Douglas Coupland Writing Desk

The Douglas Coupland for SwitzerCultCreative collection includes four pieces of furniture, each designed with the idea of, as Coupland puts it, “creating an ideal writing environment.”



The Bento Box and special edition Paint Box (below) desks are variations on the traditional escritoires. “They exist purely for writing and nothing else,” Coupland says. “Their very existence is about the civilized cultivation of words, whether by ink or by electrons. As a furniture category, they’re slightly old-fashioned, just one notch ahead of spittoons.”

Plus, he adds, “When I open it, it’s as if I’m inside my own brain, and I know that nobody has messed with my brain since the last time I was in there.”

The design of the desk chair, available in five colors, arose from memories of his time studying ikebana in art school.

The desks and chairs are accompanied by a floor and table lamp, both inspired by a checkerboard pattern he saw in 1986 in Kyoto’s Ryoan-ji Temple. Stacking bookshelves provide a stylish home for the fruits of the writer’s labor—and a safe one, since they were inspired by shelving Coupland saw which had made it through the 1995 Osaka earthquake intact.

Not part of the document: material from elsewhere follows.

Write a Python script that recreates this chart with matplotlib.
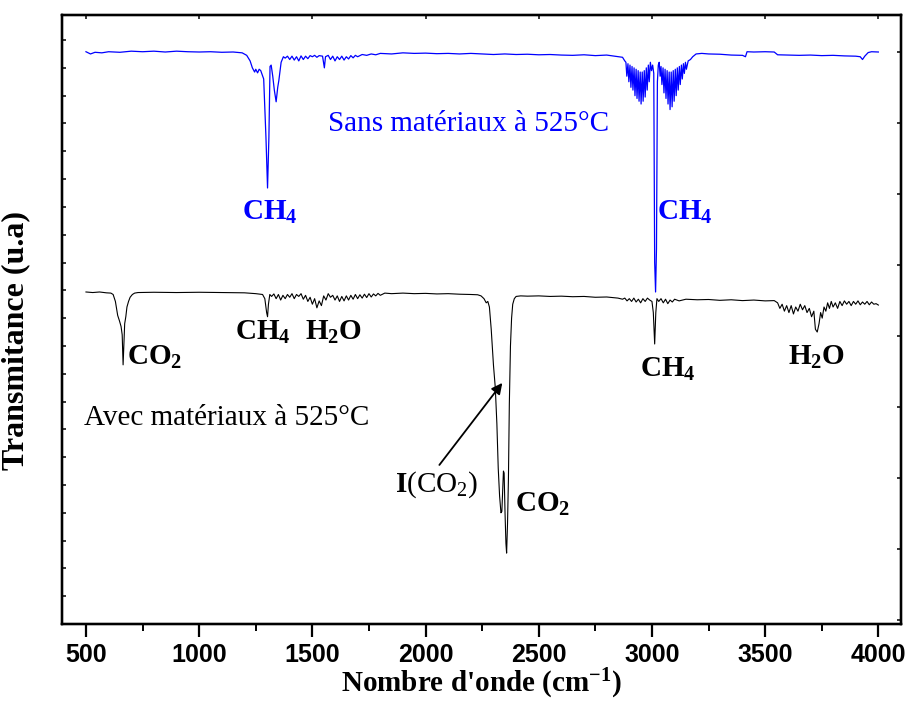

“Art is about space,” Coupland explains. “Fiction is about time. Fiction cleaves into fiction and non-fiction, and the visual world cleaves into art and design. Design is the nonfiction version of art. So the furniture collection is actually easily classifiable as nonfiction. It sounds so clinical, but it’s really about creating an environment and space where you can be purely yourself, and pull something wonderful out of yourself.”